To their credit, David Benioff and D.B. Weiss made the queer sexuality of these characters more explicit than it is in the books. For his part, George R.R. Martin has been resistant to adding gay characters to the series. “I’m not going to do it just for the sake of doing it,” he said at a book convention in 2014. “If the plot lends itself to that, if one of my viewpoint characters is in a situation, then I’m not going to shy away from it, but you can’t just insert things because everyone wants to see them.”

But it’s not just that everyone wants to see them — it’s a matter of making sexual orientation explicit in a world where it is already implicit.

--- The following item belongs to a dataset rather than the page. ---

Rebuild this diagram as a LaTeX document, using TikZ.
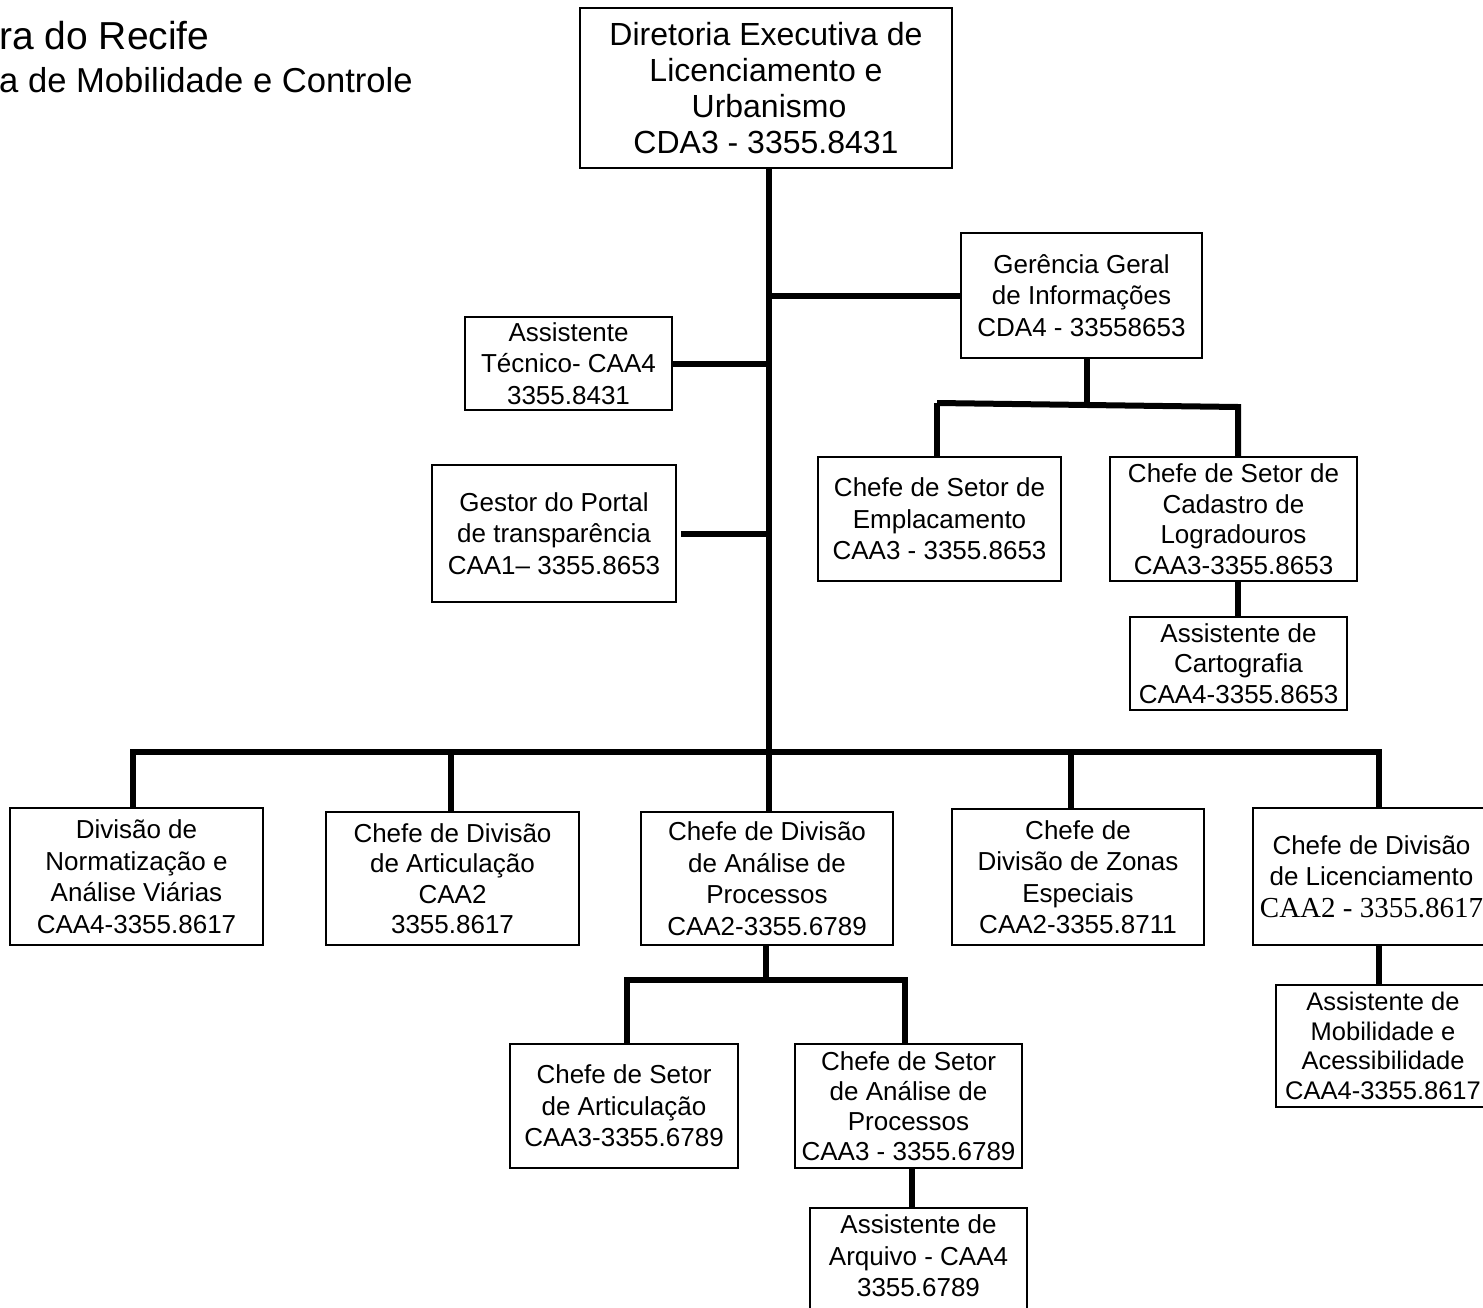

What has drawn so many fans into Game of Thrones, gay and straight alike, is that it represents an immersive and well-crafted universe that has parallels to our own, but with dragons, resurrections, and the majestic beauty of Daario Naharas’s naked ass. Depicting gay characters as a part of that universe, outside of having their faces bashed in or their gorgeous faces defiled, just adds to its verisimilitude. And while Yara and Ellaria are great, they’re both still in peril, and if lesbian sci-fi and fantasy fans lose one more of their characters they’re going to go all Xena: Warrior Princess on someone. 

Now that Loras is a pile of smoldering ash in the middle of King’s Landing, gay fans need someone they can get behind. But it’s hard to imagine the show adding any more major characters, gay or otherwise, this late in the game. It would also be difficult to retrofit an existing character with a newly revealed orientation, as J.K. Rowling did with Dumbledore after the Harry Potter series was over. Though there's always Robert Baratheon's bastard, Gendry, who might be able to come out of the closet and start a nice life with a Dothraki he met somewhere between Volantis and Myr, if he ever stops rowing.